Two minutes had already ticked by on the clock when Remco Evenepoel crossed the line at Lago Laceno on stage 4 of the Giro d’Italia. As planned, he had rid himself of both the maglia rosa and its associated post-stage duties, but even without those burdens, the world champion was never going to be able to drift anonymously back into civilian life.
It probably didn’t help that the only camouflage on hand was the long-sleeve rainbow jersey handed to him by a soigneur. Evenepoel was still in the process of covering his maglia rosa with it when a string of television cameras knotted tightly around him. “No, I’ve been giving interviews to you every day,” he said, shaking his head.
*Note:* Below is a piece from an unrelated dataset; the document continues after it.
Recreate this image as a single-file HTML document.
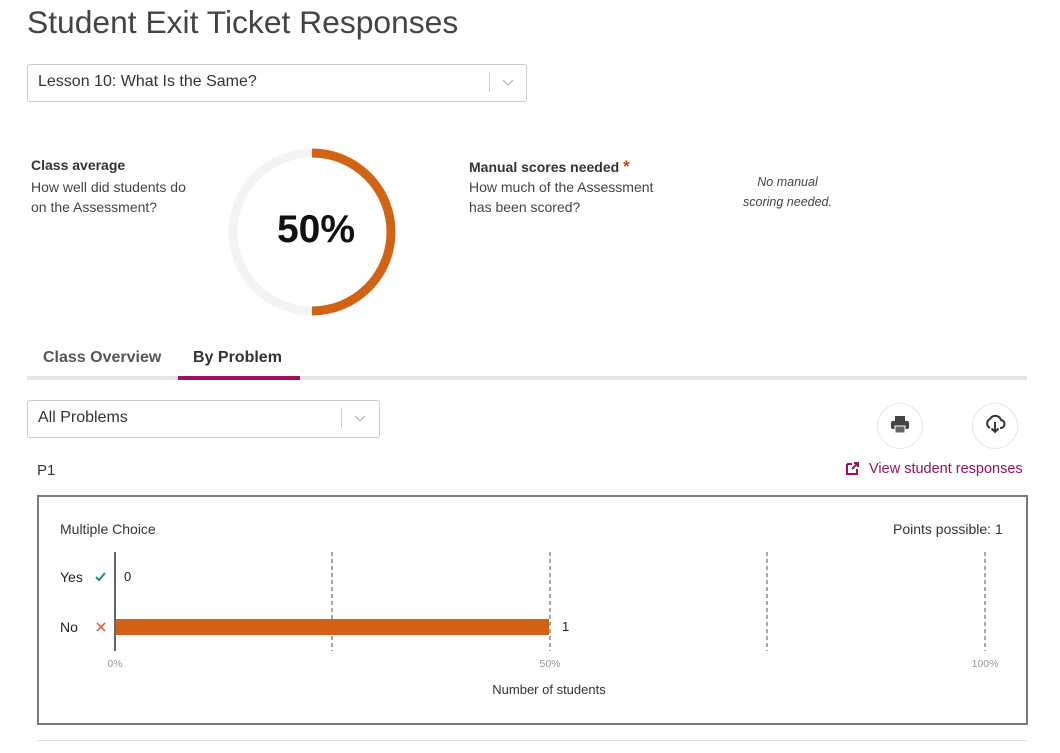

After finding a clearing, Evenepoel rode towards his Soudal-QuickStep team bus a kilometre or so away, leaving the constituent parts of the Remco-Media Complex little option but to jog after him and strike up camp outside. Aurélien Paret-Peintre won the stage, and Andreas Leknessund now leads the race, but Evenepoel remains the biggest show in town.
Ahead of the stage, Evenepoel had made it clear that he would welcome the chance to loan out his maglia rosa, but the tendering process here was surely more demanding than he and his team would have liked.
On a dank, chilly day in the southern Apennines, it took more than two hours of fierce attacking for an acceptable break to forge clear. On the final haul up the Colle Molella, meanwhile, Evenepoel’s teammates were distanced one by one, leaving the Belgian surprisingly isolated in the closing kilometres.
Still, Evenepoel finished safely in the same time as all of his key rivals, and he managed to pass off the lead to Leknessund while doing enough to finish the day in second place overall, just 28 seconds down on the DSM rider. The desired outcome, even if the process hadn’t been entirely smooth.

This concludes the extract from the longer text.